_Extracted information_:

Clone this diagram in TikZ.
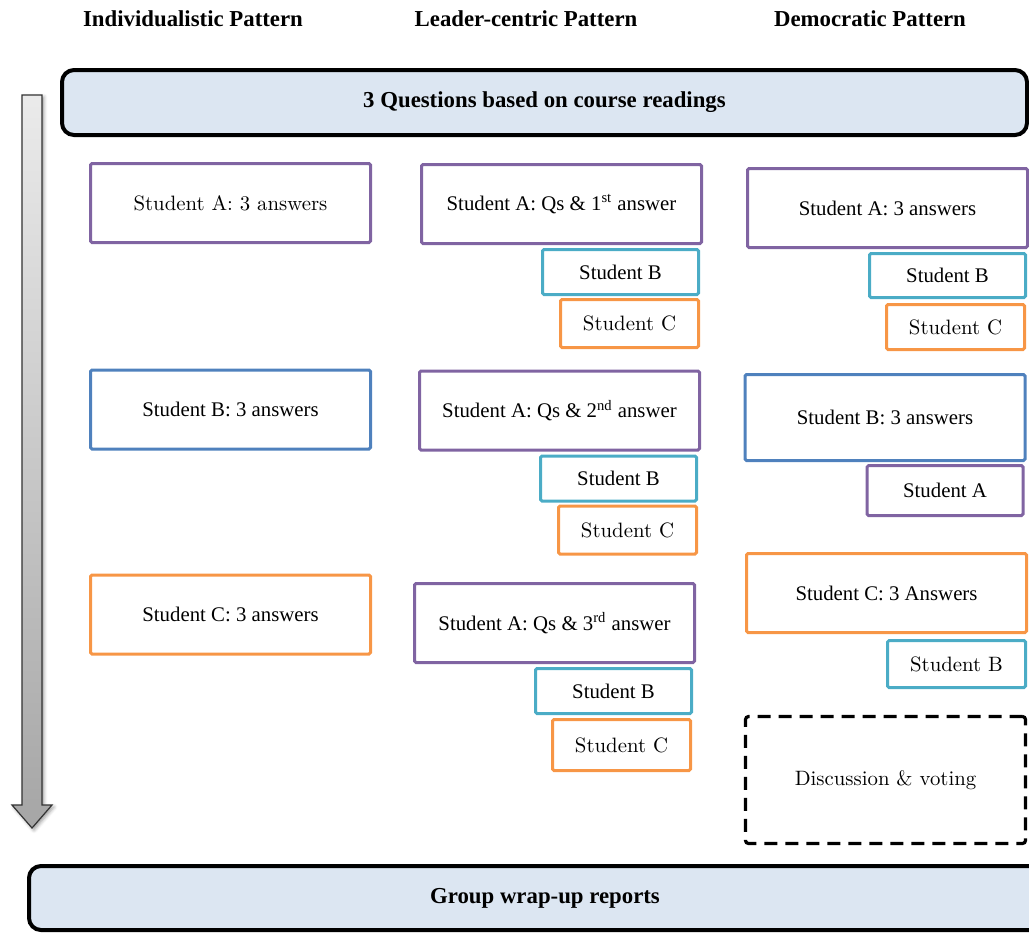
\documentclass[tikz,border=0pt]{standalone}
\usepackage{fontspec}
\usepackage{tikz}
\usetikzlibrary{positioning, shadows.blur}
\newfontfamily\tnr{Liberation Serif}
\definecolor{purplebox}{HTML}{8064A2}
\definecolor{bluebox}{HTML}{4F81BD}
\definecolor{tealbox}{HTML}{4BACC6}
\definecolor{orangebox}{HTML}{F79646}
\definecolor{bandfill}{HTML}{DCE6F2}

\begin{document}
\begin{tikzpicture}[
    x=0.5pt, y=-0.5pt,
    font=\fontsize{10.4}{12}\selectfont,
    headtext/.style={font=\tnr\bfseries\fontsize{11.4}{13}\selectfont},
    band/.style={
        rectangle, draw, line width=2pt, rounded corners=6pt,
        fill=bandfill, inner sep=0pt,
        font=\tnr\bfseries\fontsize{11.4}{13}\selectfont
    },
    bigbox/.style={
        rectangle, draw, line width=1.5pt, rounded corners=0.8pt,
        minimum width=140pt, minimum height=39.5pt,
        inner sep=0pt, align=center
    },
    subbox/.style={
        rectangle, draw, line width=1.5pt, rounded corners=0.8pt,
        minimum width=78pt, minimum height=22.5pt, inner sep=0pt
    },
    smallbox/.style={
        rectangle, draw, line width=1.5pt, rounded corners=0.8pt,
        minimum width=69pt, minimum height=24pt, inner sep=0pt
    },
    votebox/.style={
        rectangle, draw, line width=1.6pt, rounded corners=1.5pt,
        dash pattern=on 6.5pt off 4pt,
        minimum width=140pt, minimum height=63.5pt, inner sep=0pt
    },
    tnrtext/.style={font=\tnr\fontsize{10.4}{12}\selectfont}
]
\useasboundingbox (0,0) rectangle (1029,934);

% Column headings
\node[headtext] (hind) at (193,19) {Individualistic Pattern};
\node[headtext] (hlead) at (526,19) {Leader-centric Pattern};
\node[headtext] (hdem) at (870,19) {Democratic Pattern};

% Top and bottom bands
\node[band, minimum width=482.5pt, minimum height=32.5pt] (questions) at (544.5,102.5)
    {3 Questions based on course readings};
\node[band, minimum width=516pt, minimum height=32pt] (wrapup) at (545,898)
    {Group wrap-up reports};

% Time arrow
\path[draw=black!80, line width=0.6pt, top color=black!8, bottom color=black!35,
      blur shadow={shadow xshift=1pt, shadow yshift=-1pt, shadow blur steps=4}]
    (22,95) -- (42,95) -- (42,805) -- (52,805) -- (32,828) -- (12,805) -- (22,805) -- cycle;

% Individualistic pattern
\node[bigbox, draw=purplebox] (ia) at (230.5,203) {Student A: 3 answers};
\node[bigbox, draw=bluebox, tnrtext] (ib) at (230.5,409.5) {Student B: 3 answers};
\node[bigbox, draw=orangebox, tnrtext] (ic) at (230.5,614.5) {Student C: 3 answers};

% Leader-centric pattern
\node[bigbox, draw=purplebox, tnrtext] (la1) at (561.5,204)
    {Student A: Qs \& 1\textsuperscript{st} answer};
\node[subbox, draw=tealbox, tnrtext, below left=1.5pt and 1.5pt of la1.south east] (lb1) {Student B};
\node[smallbox, draw=orangebox, below left=1pt and 0pt of lb1.south east] (lc1) {Student C};

\node[bigbox, draw=purplebox, tnrtext] (la2) at (559.5,410.5)
    {Student A: Qs \& 2\textsuperscript{nd} answer};
\node[subbox, draw=tealbox, tnrtext, below left=1.5pt and 1.5pt of la2.south east] (lb2) {Student B};
\node[smallbox, draw=orangebox, below left=1pt and 0pt of lb2.south east] (lc2) {Student C};

\node[bigbox, draw=purplebox, tnrtext] (la3) at (554.5,623)
    {Student A: Qs \& 3\textsuperscript{rd} answer};
\node[subbox, draw=tealbox, tnrtext, below left=1.5pt and 1.5pt of la3.south east] (lb3) {Student B};
\node[smallbox, draw=orangebox, minimum height=25.5pt, below left=1.5pt and 0.5pt of lb3.south east] (lc3) {Student C};

% Democratic pattern
\node[bigbox, draw=purplebox, tnrtext] (da) at (887.5,208) {Student A: 3 answers};
\node[subbox, draw=tealbox, tnrtext, minimum height=22pt, below left=1.5pt and 1pt of da.south east] (db1) {Student B};
\node[smallbox, draw=orangebox, minimum height=22.5pt, below left=2pt and 0.5pt of db1.south east] (dc1) {Student C};

\node[bigbox, draw=bluebox, tnrtext, minimum height=43pt] (db) at (885,417.5) {Student B: 3 answers};
\node[subbox, draw=purplebox, tnrtext, minimum height=25pt, below left=1pt and 1pt of db.south east] (da2) {Student A};

\node[bigbox, draw=orangebox, tnrtext] (dc) at (886.5,593) {Student C: 3 Answers};
\node[smallbox, draw=tealbox, minimum height=23.5pt, below left=2.5pt and 0.5pt of dc.south east] (db2) {Student B};

\node[votebox] (vote) at (885.5,780) {Discussion \& voting};

\end{tikzpicture}
\end{document}
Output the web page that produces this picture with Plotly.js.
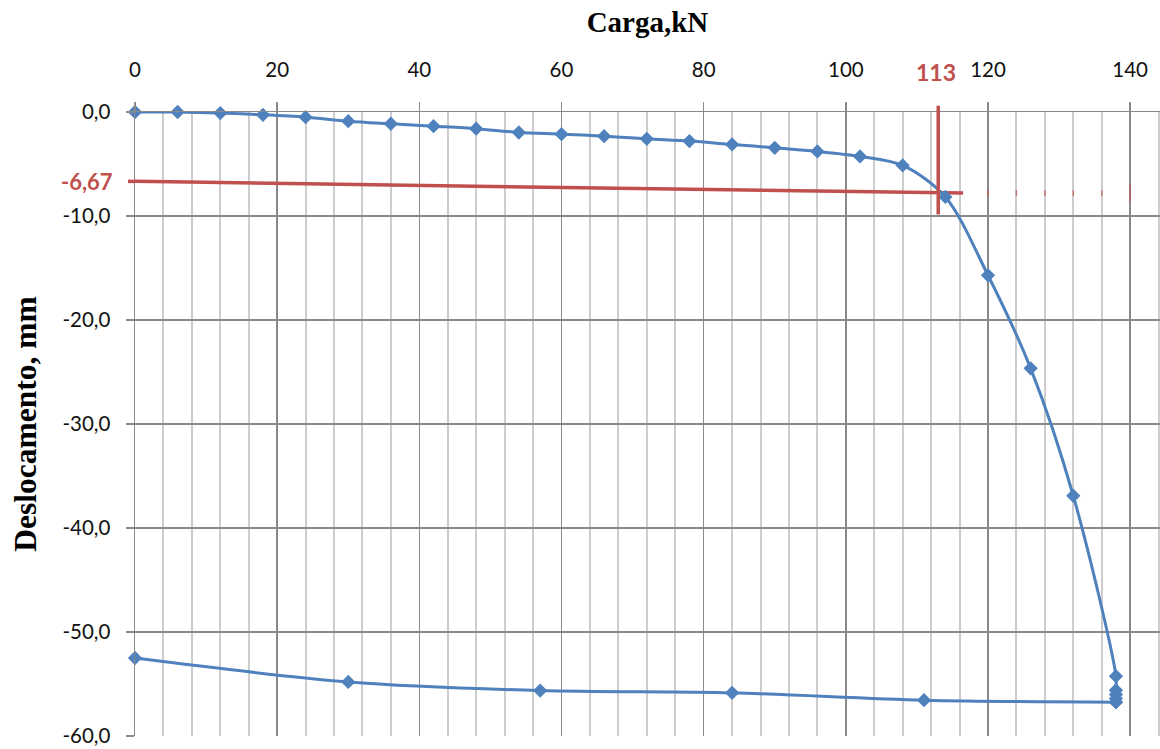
<!DOCTYPE html>
<html>
<head>
<meta charset="utf-8">
<script src="https://cdn.plot.ly/plotly-3.0.1.min.js"></script>
<style>
  html, body { margin: 0; padding: 0; background: #fff; }
  #chart { width: 1160px; height: 749px; }
</style>
</head>
<body>
<div id="chart"></div>
<script>
// Load test: applied load (kN) and measured settlement (mm), loading then unloading
const cargaKN = [0, 6, 12, 18, 24, 30, 36, 42, 48, 54, 60, 66, 72, 78, 84, 90, 96, 102, 108, 114, 120, 126, 132,
                 138, 138, 138, 138, 138,
                 111, 84, 57, 30, 0];
const deslocamentoMM = [0, 0, -0.1, -0.27, -0.5, -0.88, -1.13, -1.36, -1.6, -1.97, -2.13, -2.32, -2.58, -2.8, -3.12, -3.44, -3.79, -4.27, -5.14, -8.17, -15.7, -24.65, -36.9,
                        -54.25, -55.6, -56.0, -56.4, -56.75,
                        -56.56, -55.85, -55.63, -54.8, -52.5];
// index of the last reading taken at peak load (start of unloading)
const inicioDescarga = 27;

// Offset (reference) line and the failure load it defines
const offsetLineX = [0, 116.5];
const offsetLineY = [-6.67, -7.8];
const offsetExtX = [120, 124, 128, 132, 136, 140];
const offsetExtY = [-7.8, -7.8, -7.8, -7.8, -7.8, -7.8];
const cargaRuptura = 113;
const rupturaSpanY = [-9.85, 0.6];
const offsetInicial = -6.67;

// Axes
const xTickStep = 20;
const xMinorStep = 4;
const yTickVals = [0, -10, -20, -30, -40, -50, -60];
const yTickText = ['0,0', '-10,0', '-20,0', '-30,0', '-40,0', '-50,0', '-60,0'];
const xRange = [0, 144.2];
const yRange = [-60, 0];

const BLUE = '#4F81BD';
const RED = '#C0504D';
const GRID_MAJOR = '#8a8a8a';
const GRID_MINOR = '#cdcdcd';
const TICK_FONT = { family: 'Lato, "Open Sans", sans-serif', size: 20.5, color: '#111' };
const SERIF = '"Liberation Serif", "Times New Roman", serif';

const toPaperY = v => (v - yRange[0]) / (yRange[1] - yRange[0]);

const serie = {
  mode: 'lines+markers', type: 'scatter', cliponaxis: false,
  line: { color: BLUE, width: 3, shape: 'spline', smoothing: 0.9 },
  marker: { symbol: 'diamond', size: 11, color: BLUE },
  showlegend: false
};

const traces = [
  {
    x: offsetLineX, y: offsetLineY, mode: 'lines', type: 'scatter',
    line: { color: RED, width: 3.5 }, hoverinfo: 'skip', showlegend: false
  },
  {
    x: offsetExtX, y: offsetExtY, mode: 'markers', type: 'scatter', cliponaxis: false,
    marker: { symbol: 'line-ns', size: [4, 4, 4, 4, 4, 12], line: { color: RED, width: 1.5 } },
    hoverinfo: 'skip', showlegend: false
  },
  // loading branch
  Object.assign({}, serie, {
    x: cargaKN.slice(0, inicioDescarga + 1), y: deslocamentoMM.slice(0, inicioDescarga + 1)
  }),
  // unloading branch
  Object.assign({}, serie, {
    x: cargaKN.slice(inicioDescarga), y: deslocamentoMM.slice(inicioDescarga)
  })
];

const layout = {
  width: 1160, height: 749,
  margin: { l: 135, r: 0, t: 111.5, b: 12.5, pad: 0 },
  paper_bgcolor: '#fff', plot_bgcolor: '#fff',
  separators: ',.',
  showlegend: false,
  xaxis: {
    side: 'top', range: xRange, tickmode: 'linear', tick0: 0, dtick: xTickStep,
    ticks: 'outside', ticklen: 9, tickwidth: 1.5, tickcolor: GRID_MAJOR,
    showgrid: true, gridcolor: GRID_MAJOR, gridwidth: 1.5,
    minor: { tickmode: 'linear', tick0: 0, dtick: xMinorStep, showgrid: true, gridcolor: GRID_MINOR, gridwidth: 2, ticks: '' },
    showline: true, linecolor: GRID_MAJOR, linewidth: 1.5,
    zeroline: false, tickfont: TICK_FONT, ticklabelstandoff: 16,
    title: { text: 'Carga,kN', standoff: 16,
             font: { family: SERIF, size: 29, color: '#000', weight: 'bold' } }
  },
  yaxis: {
    range: yRange, tickmode: 'array', tickvals: yTickVals, ticktext: yTickText,
    ticks: 'outside', ticklen: 8, tickwidth: 1.5, tickcolor: GRID_MAJOR,
    showgrid: true, gridcolor: GRID_MAJOR, gridwidth: 1.5,
    showline: true, linecolor: GRID_MAJOR, linewidth: 1.5,
    zeroline: false, tickfont: TICK_FONT, ticklabelstandoff: 11,
    title: { text: 'Deslocamento, mm', standoff: 16,
             font: { family: SERIF, size: 31.5, color: '#000', weight: 'bold' } }
  },
  shapes: [
    // vertical marker at the failure load, reaching above the axis
    { type: 'line', xref: 'x', yref: 'paper', x0: cargaRuptura, x1: cargaRuptura,
      y0: toPaperY(rupturaSpanY[0]), y1: toPaperY(rupturaSpanY[1]),
      line: { color: RED, width: 3.5 }, layer: 'above' },
    // small red tick left of the axis at the offset value
    { type: 'line', xref: 'paper', xsizemode: 'pixel', xanchor: 0, x0: -7, x1: 0,
      yref: 'y', y0: offsetInicial, y1: offsetInicial,
      line: { color: RED, width: 3.5 }, layer: 'above' }
  ],
  annotations: [
    { xref: 'x', yref: 'paper', x: cargaRuptura, y: 1, yshift: 40, xshift: -2,
      text: '<b>' + String(cargaRuptura) + '</b>', showarrow: false, xanchor: 'center', yanchor: 'middle',
      font: { family: 'Lato, sans-serif', size: 23, color: RED } },
    { xref: 'paper', yref: 'y', x: 0, y: offsetInicial, xshift: -20,
      text: '<b>' + String(offsetInicial).replace('.', ',') + '</b>', showarrow: false, xanchor: 'right', yanchor: 'middle',
      font: { family: 'Lato, sans-serif', size: 22, color: RED } }
  ]
};

Plotly.newPlot('chart', traces, layout, { displayModeBar: false, staticPlot: true });
</script>
</body>
</html>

_Directions for this task_: Output the records above as they stand, from the first line to the line with "(hdem) at (870,19)", inclusive, and exclude the pictures.

_Final answer_:
Clone this diagram in TikZ.
\documentclass[tikz,border=0pt]{standalone}
\usepackage{fontspec}
\usepackage{tikz}
\usetikzlibrary{positioning, shadows.blur}
\newfontfamily\tnr{Liberation Serif}
\definecolor{purplebox}{HTML}{8064A2}
\definecolor{bluebox}{HTML}{4F81BD}
\definecolor{tealbox}{HTML}{4BACC6}
\definecolor{orangebox}{HTML}{F79646}
\definecolor{bandfill}{HTML}{DCE6F2}

\begin{document}
\begin{tikzpicture}[
    x=0.5pt, y=-0.5pt,
    font=\fontsize{10.4}{12}\selectfont,
    headtext/.style={font=\tnr\bfseries\fontsize{11.4}{13}\selectfont},
    band/.style={
        rectangle, draw, line width=2pt, rounded corners=6pt,
        fill=bandfill, inner sep=0pt,
        font=\tnr\bfseries\fontsize{11.4}{13}\selectfont
    },
    bigbox/.style={
        rectangle, draw, line width=1.5pt, rounded corners=0.8pt,
        minimum width=140pt, minimum height=39.5pt,
        inner sep=0pt, align=center
    },
    subbox/.style={
        rectangle, draw, line width=1.5pt, rounded corners=0.8pt,
        minimum width=78pt, minimum height=22.5pt, inner sep=0pt
    },
    smallbox/.style={
        rectangle, draw, line width=1.5pt, rounded corners=0.8pt,
        minimum width=69pt, minimum height=24pt, inner sep=0pt
    },
    votebox/.style={
        rectangle, draw, line width=1.6pt, rounded corners=1.5pt,
        dash pattern=on 6.5pt off 4pt,
        minimum width=140pt, minimum height=63.5pt, inner sep=0pt
    },
    tnrtext/.style={font=\tnr\fontsize{10.4}{12}\selectfont}
]
\useasboundingbox (0,0) rectangle (1029,934);

% Column headings
\node[headtext] (hind) at (193,19) {Individualistic Pattern};
\node[headtext] (hlead) at (526,19) {Leader-centric Pattern};
\node[headtext] (hdem) at (870,19) {Democratic Pattern};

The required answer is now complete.